-- STATED GOAL --
Repeat the records below exactly, leaving out any pictures.

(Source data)
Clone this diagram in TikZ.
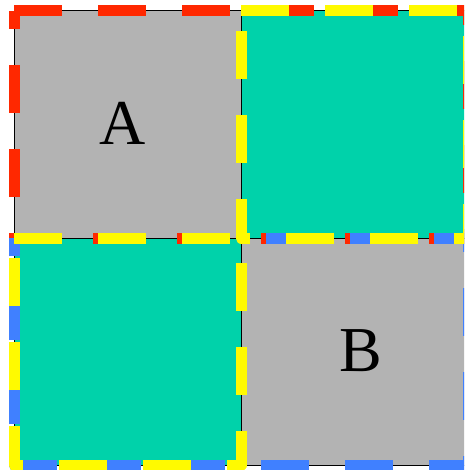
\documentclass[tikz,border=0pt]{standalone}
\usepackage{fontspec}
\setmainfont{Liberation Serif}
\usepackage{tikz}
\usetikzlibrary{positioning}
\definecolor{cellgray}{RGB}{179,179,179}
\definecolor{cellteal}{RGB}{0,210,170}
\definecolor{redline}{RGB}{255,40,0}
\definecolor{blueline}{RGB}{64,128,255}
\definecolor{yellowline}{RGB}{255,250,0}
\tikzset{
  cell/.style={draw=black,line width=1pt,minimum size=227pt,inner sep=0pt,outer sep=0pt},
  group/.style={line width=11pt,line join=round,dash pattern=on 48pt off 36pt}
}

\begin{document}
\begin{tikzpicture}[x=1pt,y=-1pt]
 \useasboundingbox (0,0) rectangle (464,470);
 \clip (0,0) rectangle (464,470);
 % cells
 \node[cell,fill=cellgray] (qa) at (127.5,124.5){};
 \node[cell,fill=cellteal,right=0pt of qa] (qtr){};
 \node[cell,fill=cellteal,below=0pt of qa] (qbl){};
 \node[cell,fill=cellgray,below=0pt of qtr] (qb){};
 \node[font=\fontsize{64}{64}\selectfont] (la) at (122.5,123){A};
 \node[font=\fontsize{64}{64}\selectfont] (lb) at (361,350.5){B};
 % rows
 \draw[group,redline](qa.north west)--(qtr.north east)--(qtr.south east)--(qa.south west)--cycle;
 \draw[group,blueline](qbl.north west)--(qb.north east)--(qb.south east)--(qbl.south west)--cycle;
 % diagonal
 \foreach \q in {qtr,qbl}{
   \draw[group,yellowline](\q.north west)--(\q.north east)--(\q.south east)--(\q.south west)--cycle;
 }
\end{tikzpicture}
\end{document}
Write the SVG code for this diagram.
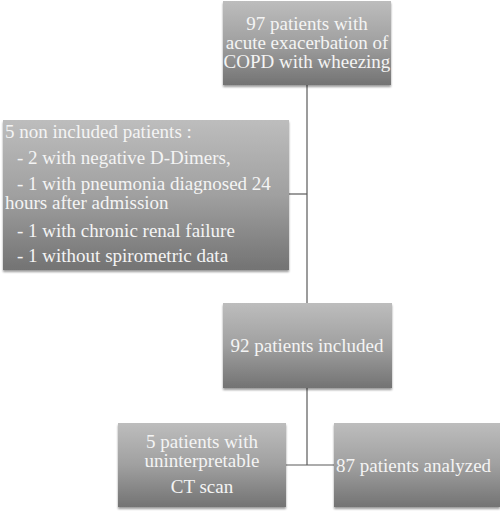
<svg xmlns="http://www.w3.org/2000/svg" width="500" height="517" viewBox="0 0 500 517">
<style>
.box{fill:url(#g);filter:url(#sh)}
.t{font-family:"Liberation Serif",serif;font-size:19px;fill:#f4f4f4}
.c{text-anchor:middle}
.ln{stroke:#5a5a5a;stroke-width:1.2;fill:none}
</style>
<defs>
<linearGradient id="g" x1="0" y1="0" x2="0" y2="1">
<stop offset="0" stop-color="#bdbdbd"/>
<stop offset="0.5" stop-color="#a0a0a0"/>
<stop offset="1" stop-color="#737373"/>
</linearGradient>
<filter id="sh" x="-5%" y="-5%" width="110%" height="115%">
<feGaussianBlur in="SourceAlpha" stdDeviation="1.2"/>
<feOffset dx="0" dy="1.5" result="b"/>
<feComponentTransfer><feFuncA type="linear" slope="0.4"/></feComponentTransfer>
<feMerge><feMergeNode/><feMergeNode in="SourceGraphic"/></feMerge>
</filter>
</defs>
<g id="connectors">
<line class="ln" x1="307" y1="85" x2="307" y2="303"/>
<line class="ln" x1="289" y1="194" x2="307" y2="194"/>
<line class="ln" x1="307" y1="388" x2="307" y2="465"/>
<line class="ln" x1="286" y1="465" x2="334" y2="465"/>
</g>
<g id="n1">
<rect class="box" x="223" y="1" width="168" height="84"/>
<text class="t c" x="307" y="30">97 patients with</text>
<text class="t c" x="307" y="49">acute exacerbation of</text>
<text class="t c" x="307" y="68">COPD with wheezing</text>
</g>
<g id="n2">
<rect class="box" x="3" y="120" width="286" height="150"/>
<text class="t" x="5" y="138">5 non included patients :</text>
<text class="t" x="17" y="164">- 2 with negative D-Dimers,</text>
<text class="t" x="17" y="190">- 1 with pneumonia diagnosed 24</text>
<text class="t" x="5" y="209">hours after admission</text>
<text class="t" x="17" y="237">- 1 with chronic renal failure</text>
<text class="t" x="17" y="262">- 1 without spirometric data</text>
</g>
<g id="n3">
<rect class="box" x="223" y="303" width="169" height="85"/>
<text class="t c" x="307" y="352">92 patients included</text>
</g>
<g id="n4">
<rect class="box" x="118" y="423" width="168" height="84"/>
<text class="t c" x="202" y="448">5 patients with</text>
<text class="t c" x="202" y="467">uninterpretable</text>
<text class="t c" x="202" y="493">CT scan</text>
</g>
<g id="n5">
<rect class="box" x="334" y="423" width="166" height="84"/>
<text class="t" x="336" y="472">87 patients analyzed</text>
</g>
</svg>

-- OUTPUT FOR THIS TASK --
Clone this diagram in TikZ.
\documentclass[tikz,border=0pt]{standalone}
\usepackage{fontspec}
\setmainfont{Liberation Serif}
\usepackage{tikz}
\usetikzlibrary{positioning}
\definecolor{cellgray}{RGB}{179,179,179}
\definecolor{cellteal}{RGB}{0,210,170}
\definecolor{redline}{RGB}{255,40,0}
\definecolor{blueline}{RGB}{64,128,255}
\definecolor{yellowline}{RGB}{255,250,0}
\tikzset{
  cell/.style={draw=black,line width=1pt,minimum size=227pt,inner sep=0pt,outer sep=0pt},
  group/.style={line width=11pt,line join=round,dash pattern=on 48pt off 36pt}
}

\begin{document}
\begin{tikzpicture}[x=1pt,y=-1pt]
 \useasboundingbox (0,0) rectangle (464,470);
 \clip (0,0) rectangle (464,470);
 % cells
 \node[cell,fill=cellgray] (qa) at (127.5,124.5){};
 \node[cell,fill=cellteal,right=0pt of qa] (qtr){};
 \node[cell,fill=cellteal,below=0pt of qa] (qbl){};
 \node[cell,fill=cellgray,below=0pt of qtr] (qb){};
 \node[font=\fontsize{64}{64}\selectfont] (la) at (122.5,123){A};
 \node[font=\fontsize{64}{64}\selectfont] (lb) at (361,350.5){B};
 % rows
 \draw[group,redline](qa.north west)--(qtr.north east)--(qtr.south east)--(qa.south west)--cycle;
 \draw[group,blueline](qbl.north west)--(qb.north east)--(qb.south east)--(qbl.south west)--cycle;
 % diagonal
 \foreach \q in {qtr,qbl}{
   \draw[group,yellowline](\q.north west)--(\q.north east)--(\q.south east)--(\q.south west)--cycle;
 }
\end{tikzpicture}
\end{document}
Write the SVG code for this diagram.
<svg xmlns="http://www.w3.org/2000/svg" width="500" height="517" viewBox="0 0 500 517">
<style>
.box{fill:url(#g);filter:url(#sh)}
.t{font-family:"Liberation Serif",serif;font-size:19px;fill:#f4f4f4}
.c{text-anchor:middle}
.ln{stroke:#5a5a5a;stroke-width:1.2;fill:none}
</style>
<defs>
<linearGradient id="g" x1="0" y1="0" x2="0" y2="1">
<stop offset="0" stop-color="#bdbdbd"/>
<stop offset="0.5" stop-color="#a0a0a0"/>
<stop offset="1" stop-color="#737373"/>
</linearGradient>
<filter id="sh" x="-5%" y="-5%" width="110%" height="115%">
<feGaussianBlur in="SourceAlpha" stdDeviation="1.2"/>
<feOffset dx="0" dy="1.5" result="b"/>
<feComponentTransfer><feFuncA type="linear" slope="0.4"/></feComponentTransfer>
<feMerge><feMergeNode/><feMergeNode in="SourceGraphic"/></feMerge>
</filter>
</defs>
<g id="connectors">
<line class="ln" x1="307" y1="85" x2="307" y2="303"/>
<line class="ln" x1="289" y1="194" x2="307" y2="194"/>
<line class="ln" x1="307" y1="388" x2="307" y2="465"/>
<line class="ln" x1="286" y1="465" x2="334" y2="465"/>
</g>
<g id="n1">
<rect class="box" x="223" y="1" width="168" height="84"/>
<text class="t c" x="307" y="30">97 patients with</text>
<text class="t c" x="307" y="49">acute exacerbation of</text>
<text class="t c" x="307" y="68">COPD with wheezing</text>
</g>
<g id="n2">
<rect class="box" x="3" y="120" width="286" height="150"/>
<text class="t" x="5" y="138">5 non included patients :</text>
<text class="t" x="17" y="164">- 2 with negative D-Dimers,</text>
<text class="t" x="17" y="190">- 1 with pneumonia diagnosed 24</text>
<text class="t" x="5" y="209">hours after admission</text>
<text class="t" x="17" y="237">- 1 with chronic renal failure</text>
<text class="t" x="17" y="262">- 1 without spirometric data</text>
</g>
<g id="n3">
<rect class="box" x="223" y="303" width="169" height="85"/>
<text class="t c" x="307" y="352">92 patients included</text>
</g>
<g id="n4">
<rect class="box" x="118" y="423" width="168" height="84"/>
<text class="t c" x="202" y="448">5 patients with</text>
<text class="t c" x="202" y="467">uninterpretable</text>
<text class="t c" x="202" y="493">CT scan</text>
</g>
<g id="n5">
<rect class="box" x="334" y="423" width="166" height="84"/>
<text class="t" x="336" y="472">87 patients analyzed</text>
</g>
</svg>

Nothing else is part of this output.